### Given instruction
In the records below, reproduce exactly the lines from the one containing "Rebuild this chart" through the one containing "import pandas as pd", both included, and omit the pictures.

### Recorded data

%%

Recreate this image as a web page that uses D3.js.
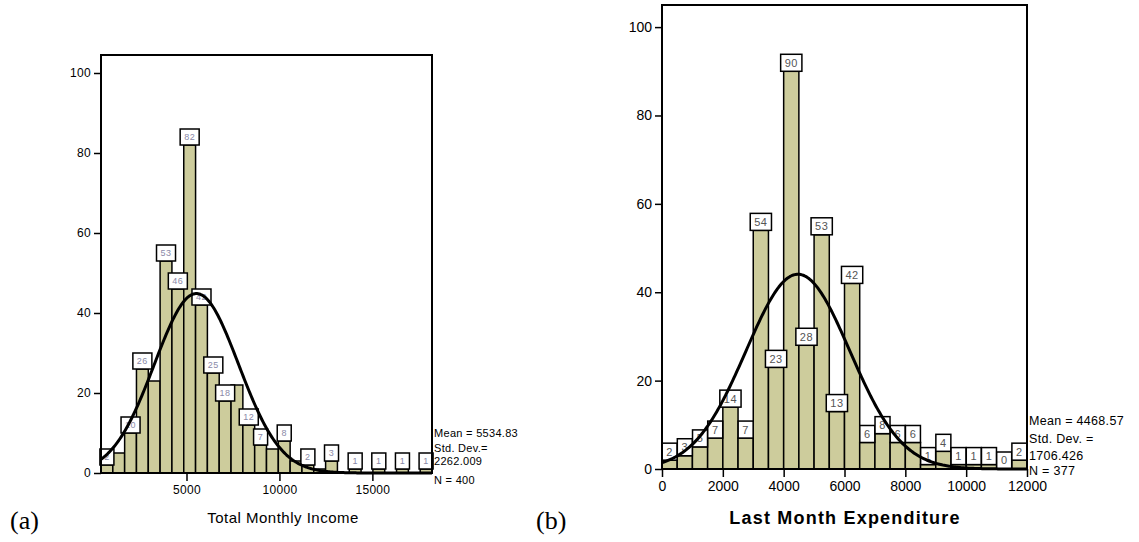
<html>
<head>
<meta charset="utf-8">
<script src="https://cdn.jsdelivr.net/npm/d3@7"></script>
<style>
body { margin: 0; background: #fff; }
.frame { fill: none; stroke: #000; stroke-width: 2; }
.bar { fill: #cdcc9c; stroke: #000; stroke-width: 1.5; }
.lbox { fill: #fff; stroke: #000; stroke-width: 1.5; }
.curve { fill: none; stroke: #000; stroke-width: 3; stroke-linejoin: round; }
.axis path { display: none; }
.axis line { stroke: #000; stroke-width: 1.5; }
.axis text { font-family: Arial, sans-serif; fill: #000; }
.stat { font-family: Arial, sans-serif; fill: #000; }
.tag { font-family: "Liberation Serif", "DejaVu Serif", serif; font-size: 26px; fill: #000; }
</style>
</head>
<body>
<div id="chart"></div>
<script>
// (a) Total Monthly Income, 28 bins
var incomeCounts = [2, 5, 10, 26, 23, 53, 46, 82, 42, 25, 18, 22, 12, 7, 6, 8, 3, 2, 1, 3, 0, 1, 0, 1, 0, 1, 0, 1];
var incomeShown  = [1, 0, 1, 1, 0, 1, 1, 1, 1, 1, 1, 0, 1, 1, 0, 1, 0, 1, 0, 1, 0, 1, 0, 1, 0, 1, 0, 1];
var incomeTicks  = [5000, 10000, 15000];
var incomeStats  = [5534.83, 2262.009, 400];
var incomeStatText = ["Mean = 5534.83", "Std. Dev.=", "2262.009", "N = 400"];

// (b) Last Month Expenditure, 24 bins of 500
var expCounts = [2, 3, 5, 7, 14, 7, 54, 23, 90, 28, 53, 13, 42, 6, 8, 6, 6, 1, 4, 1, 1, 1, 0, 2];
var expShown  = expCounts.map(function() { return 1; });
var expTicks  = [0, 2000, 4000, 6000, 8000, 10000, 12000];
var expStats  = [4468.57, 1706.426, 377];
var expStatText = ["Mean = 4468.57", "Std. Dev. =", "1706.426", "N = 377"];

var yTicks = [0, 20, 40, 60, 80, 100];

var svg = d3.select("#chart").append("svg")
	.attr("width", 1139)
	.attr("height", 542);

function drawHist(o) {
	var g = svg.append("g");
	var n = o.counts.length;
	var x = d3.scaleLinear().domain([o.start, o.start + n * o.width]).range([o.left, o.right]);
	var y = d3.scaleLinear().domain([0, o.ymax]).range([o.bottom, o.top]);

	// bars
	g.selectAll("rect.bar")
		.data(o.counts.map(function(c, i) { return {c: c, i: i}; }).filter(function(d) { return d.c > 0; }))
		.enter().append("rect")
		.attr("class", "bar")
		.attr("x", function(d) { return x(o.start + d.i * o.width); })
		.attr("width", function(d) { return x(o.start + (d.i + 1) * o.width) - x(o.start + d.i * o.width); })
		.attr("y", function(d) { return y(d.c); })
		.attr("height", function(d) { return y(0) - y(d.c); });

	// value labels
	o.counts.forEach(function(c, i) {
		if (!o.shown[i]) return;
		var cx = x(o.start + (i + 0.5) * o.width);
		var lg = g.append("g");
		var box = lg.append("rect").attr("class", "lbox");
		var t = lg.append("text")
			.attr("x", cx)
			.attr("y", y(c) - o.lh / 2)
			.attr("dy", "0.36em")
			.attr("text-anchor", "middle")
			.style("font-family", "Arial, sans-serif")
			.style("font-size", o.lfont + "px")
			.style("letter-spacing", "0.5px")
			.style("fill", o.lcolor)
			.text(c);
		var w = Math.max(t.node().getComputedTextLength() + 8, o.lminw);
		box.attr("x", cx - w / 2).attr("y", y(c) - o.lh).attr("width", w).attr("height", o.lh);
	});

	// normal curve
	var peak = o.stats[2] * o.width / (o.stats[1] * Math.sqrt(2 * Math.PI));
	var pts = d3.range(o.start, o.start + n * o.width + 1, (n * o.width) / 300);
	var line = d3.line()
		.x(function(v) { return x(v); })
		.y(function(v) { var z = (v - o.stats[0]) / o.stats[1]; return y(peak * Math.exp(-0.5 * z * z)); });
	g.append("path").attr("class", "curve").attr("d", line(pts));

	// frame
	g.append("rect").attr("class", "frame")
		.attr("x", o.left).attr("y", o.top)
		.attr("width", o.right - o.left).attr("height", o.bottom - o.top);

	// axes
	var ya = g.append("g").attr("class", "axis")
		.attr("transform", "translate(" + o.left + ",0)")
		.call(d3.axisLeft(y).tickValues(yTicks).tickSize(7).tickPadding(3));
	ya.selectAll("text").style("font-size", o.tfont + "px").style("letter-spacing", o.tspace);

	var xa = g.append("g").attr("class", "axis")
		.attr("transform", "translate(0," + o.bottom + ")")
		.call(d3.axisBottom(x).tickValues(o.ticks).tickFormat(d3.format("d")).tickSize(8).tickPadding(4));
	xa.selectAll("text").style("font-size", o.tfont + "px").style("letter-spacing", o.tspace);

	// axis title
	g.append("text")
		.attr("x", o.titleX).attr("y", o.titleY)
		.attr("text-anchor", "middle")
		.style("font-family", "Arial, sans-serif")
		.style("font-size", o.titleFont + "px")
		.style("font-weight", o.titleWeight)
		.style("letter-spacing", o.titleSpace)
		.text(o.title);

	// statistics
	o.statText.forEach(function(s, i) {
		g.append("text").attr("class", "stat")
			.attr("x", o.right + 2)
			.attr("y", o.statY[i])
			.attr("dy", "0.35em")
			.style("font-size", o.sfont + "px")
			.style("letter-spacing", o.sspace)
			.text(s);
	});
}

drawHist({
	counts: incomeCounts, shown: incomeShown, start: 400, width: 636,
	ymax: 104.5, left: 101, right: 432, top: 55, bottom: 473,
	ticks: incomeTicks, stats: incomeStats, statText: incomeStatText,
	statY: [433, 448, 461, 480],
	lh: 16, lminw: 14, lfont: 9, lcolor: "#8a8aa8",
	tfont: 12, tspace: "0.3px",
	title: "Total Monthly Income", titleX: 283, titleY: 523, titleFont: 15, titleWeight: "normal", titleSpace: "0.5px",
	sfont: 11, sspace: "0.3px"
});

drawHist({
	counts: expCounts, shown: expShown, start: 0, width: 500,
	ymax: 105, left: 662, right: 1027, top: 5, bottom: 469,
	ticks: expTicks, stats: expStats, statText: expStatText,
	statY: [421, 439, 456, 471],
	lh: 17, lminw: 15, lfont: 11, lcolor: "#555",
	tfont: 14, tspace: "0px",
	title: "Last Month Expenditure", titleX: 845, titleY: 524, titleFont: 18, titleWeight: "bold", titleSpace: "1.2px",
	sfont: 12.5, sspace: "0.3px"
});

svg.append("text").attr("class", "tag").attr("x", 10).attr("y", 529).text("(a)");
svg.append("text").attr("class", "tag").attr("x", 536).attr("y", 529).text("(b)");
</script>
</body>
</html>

%%
%%

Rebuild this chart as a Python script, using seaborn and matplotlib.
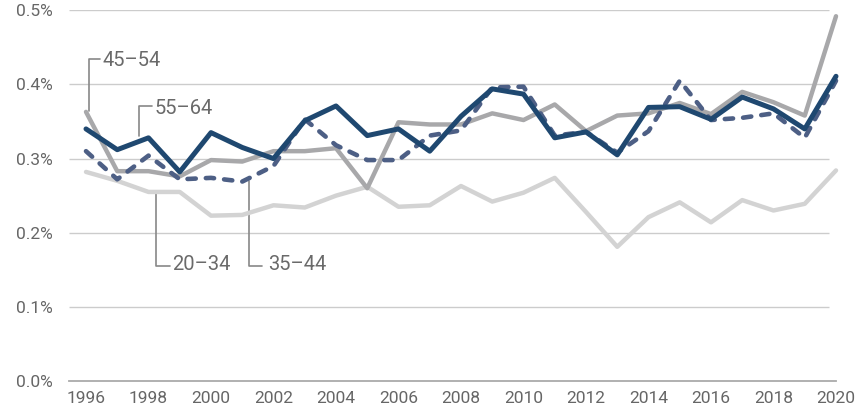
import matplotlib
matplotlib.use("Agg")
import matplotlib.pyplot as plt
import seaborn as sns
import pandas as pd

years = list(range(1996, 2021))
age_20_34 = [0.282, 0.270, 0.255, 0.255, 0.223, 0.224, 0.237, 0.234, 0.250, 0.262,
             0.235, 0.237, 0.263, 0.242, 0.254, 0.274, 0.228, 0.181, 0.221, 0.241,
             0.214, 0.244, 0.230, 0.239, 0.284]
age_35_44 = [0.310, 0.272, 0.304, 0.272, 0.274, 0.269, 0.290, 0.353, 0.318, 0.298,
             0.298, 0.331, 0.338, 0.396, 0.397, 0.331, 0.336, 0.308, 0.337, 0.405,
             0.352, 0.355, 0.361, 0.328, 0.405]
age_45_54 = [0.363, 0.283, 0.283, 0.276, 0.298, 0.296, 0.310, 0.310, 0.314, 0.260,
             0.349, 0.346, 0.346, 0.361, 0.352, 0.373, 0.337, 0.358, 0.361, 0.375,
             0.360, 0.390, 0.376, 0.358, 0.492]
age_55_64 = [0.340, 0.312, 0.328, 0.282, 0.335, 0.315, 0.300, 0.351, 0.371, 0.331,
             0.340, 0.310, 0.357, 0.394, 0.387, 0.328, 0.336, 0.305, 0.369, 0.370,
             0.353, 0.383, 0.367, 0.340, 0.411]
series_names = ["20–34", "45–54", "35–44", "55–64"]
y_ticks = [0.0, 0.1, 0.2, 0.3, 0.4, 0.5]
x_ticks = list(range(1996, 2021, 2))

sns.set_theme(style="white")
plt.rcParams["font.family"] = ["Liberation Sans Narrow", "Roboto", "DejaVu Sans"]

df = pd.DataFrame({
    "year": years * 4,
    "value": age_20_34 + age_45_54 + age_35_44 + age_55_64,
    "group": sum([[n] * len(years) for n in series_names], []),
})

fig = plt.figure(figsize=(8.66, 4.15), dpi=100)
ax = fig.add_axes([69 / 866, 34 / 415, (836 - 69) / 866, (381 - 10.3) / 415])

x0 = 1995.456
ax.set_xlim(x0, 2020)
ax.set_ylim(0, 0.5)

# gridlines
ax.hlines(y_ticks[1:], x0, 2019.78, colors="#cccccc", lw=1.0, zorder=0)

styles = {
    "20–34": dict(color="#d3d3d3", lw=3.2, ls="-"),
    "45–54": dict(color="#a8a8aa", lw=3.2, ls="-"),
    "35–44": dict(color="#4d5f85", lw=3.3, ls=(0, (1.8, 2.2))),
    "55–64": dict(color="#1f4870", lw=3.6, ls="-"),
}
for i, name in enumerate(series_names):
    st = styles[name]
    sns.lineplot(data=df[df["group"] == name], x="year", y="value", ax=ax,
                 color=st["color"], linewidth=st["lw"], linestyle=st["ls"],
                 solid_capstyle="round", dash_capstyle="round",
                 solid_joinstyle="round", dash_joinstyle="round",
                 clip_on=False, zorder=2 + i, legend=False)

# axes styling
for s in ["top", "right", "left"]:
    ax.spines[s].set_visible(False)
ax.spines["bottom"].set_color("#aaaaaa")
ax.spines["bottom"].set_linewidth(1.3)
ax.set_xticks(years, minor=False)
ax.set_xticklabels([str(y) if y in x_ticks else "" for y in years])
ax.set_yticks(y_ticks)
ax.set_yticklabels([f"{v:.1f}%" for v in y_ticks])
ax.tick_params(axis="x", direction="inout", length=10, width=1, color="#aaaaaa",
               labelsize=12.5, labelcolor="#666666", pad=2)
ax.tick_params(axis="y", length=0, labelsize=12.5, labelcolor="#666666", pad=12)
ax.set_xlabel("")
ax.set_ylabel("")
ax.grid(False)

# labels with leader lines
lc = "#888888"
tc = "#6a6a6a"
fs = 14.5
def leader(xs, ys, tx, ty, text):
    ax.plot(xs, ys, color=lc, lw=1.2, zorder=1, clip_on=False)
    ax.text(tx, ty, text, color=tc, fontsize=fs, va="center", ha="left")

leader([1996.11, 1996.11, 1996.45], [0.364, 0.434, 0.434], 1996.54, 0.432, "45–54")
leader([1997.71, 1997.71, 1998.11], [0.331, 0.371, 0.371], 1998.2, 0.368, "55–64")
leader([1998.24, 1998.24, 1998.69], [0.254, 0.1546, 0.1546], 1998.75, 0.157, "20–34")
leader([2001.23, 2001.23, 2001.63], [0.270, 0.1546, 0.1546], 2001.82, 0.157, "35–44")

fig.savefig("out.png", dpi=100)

%%
%%

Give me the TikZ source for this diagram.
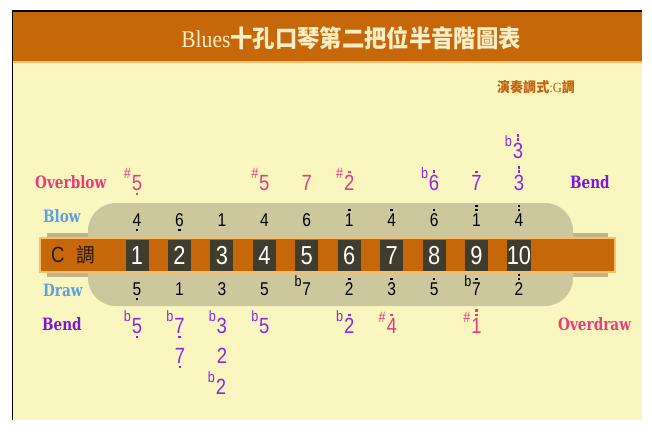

%%

### Finished answer
Rebuild this chart as a Python script, using seaborn and matplotlib.
import matplotlib
matplotlib.use("Agg")
import matplotlib.pyplot as plt
import seaborn as sns
import pandas as pd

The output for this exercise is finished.